|
|
|
|
|
by dehugger
184 days ago
|
|
Better idea, how about you just put a link to a csv dump of your inventory data and label it "AI Agents/Scrapers, click here to get all the inventory data", embed that on every page, then call it a day? When you are being scraper there are two possible reactions:
1 - good, because someone scraping your data is going to help you make a sale (discoverability)
2 - bad, work to obfuscate/block/prevent access. In the first case, introducing a complex new standard that few if any will adopt achieves nothing compared to "here's a link for all the data in one spot, now leave my site alone. cheers". In the second case, you actively don't want your data scraped, so why would you ever adopt this?

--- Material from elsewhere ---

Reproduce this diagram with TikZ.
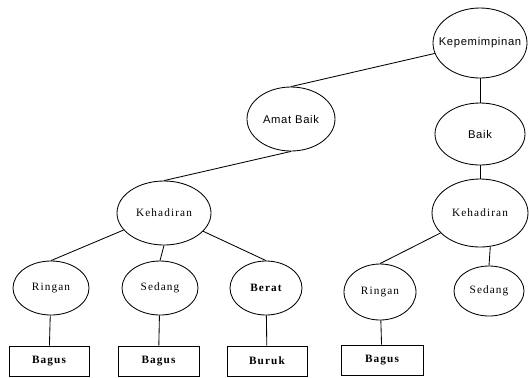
\documentclass[tikz,border=0pt]{standalone}
\usepackage{fontspec}
\setmainfont[LetterSpace=10]{Liberation Serif}
\newfontfamily\sanslabel[LetterSpace=6]{Liberation Sans}
\usetikzlibrary{shapes.geometric}

\begin{document}
\begin{tikzpicture}[font=\fontsize{8}{9}\selectfont]
\useasboundingbox (0, 0) rectangle (13.225, -9.425);
\begin{scope}[every node/.style={semithick,inner xsep=-0.3cm,inner ysep=0pt}]
    \node (1) at (12.0, -1.075) [shape=ellipse,draw=black,minimum width=2.35cm,minimum height=1.75cm] {\sanslabel Kepemimpinan};

    \node (2) at (7.275, -2.975) [shape=ellipse,draw=black,minimum width=2.2cm,minimum height=1.6cm] {\sanslabel Amat Baik};
    \node (3) at (12.0, -3.35) [shape=ellipse,draw=black,minimum width=2.25cm,minimum height=1.55cm] {\sanslabel Baik};

    \node (4) at (4.1, -5.325) [shape=ellipse,draw=black,minimum width=2.35cm,minimum height=1.6cm] {Kehadiran};
    \node (5) at (12.0, -5.325) [shape=ellipse,draw=black,minimum width=2.4cm,minimum height=1.7cm] {Kehadiran};

    \node (6) at (1.275, -7.2) [shape=ellipse,draw=black,minimum width=1.9cm,minimum height=1.35cm] {Ringan};
    \node (7) at (4.0, -7.2) [shape=ellipse,draw=black,minimum width=1.9cm,minimum height=1.35cm] {Sedang};
    \node (8) at (6.65, -7.2) [shape=ellipse,draw=black,minimum width=1.8cm,minimum height=1.35cm] {\bfseries Berat};

    \node (9) at (9.5, -7.3) [shape=ellipse,draw=black,minimum width=1.8cm,minimum height=1.4cm] {Ringan};
    \node (10) at (12.225, -7.275) [shape=ellipse,draw=black,minimum width=1.75cm,minimum height=1.25cm] {Sedang};

    \node (bagus1) at (1.225, -9.025) [shape=rectangle,draw=black,minimum width=2.0cm,minimum height=0.75cm] {\bfseries Bagus};
    \node (bagus2) at (3.9625, -9.025) [shape=rectangle,draw=black,minimum width=2.025cm,minimum height=0.75cm] {\bfseries Bagus};
    \node (buruk) at (6.675, -9.025) [shape=rectangle,draw=black,minimum width=2.0cm,minimum height=0.75cm] {\bfseries Buruk};
    \node (bagus3) at (9.55, -9.0) [shape=rectangle,draw=black,minimum width=2.05cm,minimum height=0.75cm] {\bfseries Bagus};
\end{scope}

\begin{scope}[every edge/.style={draw=black,semithick}]
    \path (1) edge (2.north);
    \path (1.south) edge (3.north);

    \path (2.south) edge (4.north);
    \path (3.south) edge (5.north);

    \path (4) edge (6.north);
    \path (4.south) edge (7.north);
    \path (4) edge (8.north);

    \path (5) edge (9.north);
    \path (5.-73) edge (10.north);

    \path (6) edge (bagus1);
    \path (7) edge (bagus2);
    \path (8) edge (buruk);
    \path (9) edge (bagus3);
\end{scope}
\end{tikzpicture}
\end{document}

If you are reading all the inventory data into context then you are doing it wrong. Use your LLM to analyze the website and build a mapping for the HTML data, then parse using traditional methods (bs4 works nicely). You'll save yourself a gajillion tokens and get more consistent and accurate results at 1000x the speed. |
|
Our spec handles this via @SEMANTIC_LOGIC and @BRAND_VOICE. It’s about how the AI represents your brand, not just the raw numbers.
Regarding bs4: mapping HTML to a thousand different store layouts is exactly what we are trying to escape. That is the 'fragility tax'. We are proposing a deterministic fast-lane that bypasses the need for custom scrapers for every single store.
You don't want the AI to 'guess' your data. You want it to 'know' your data.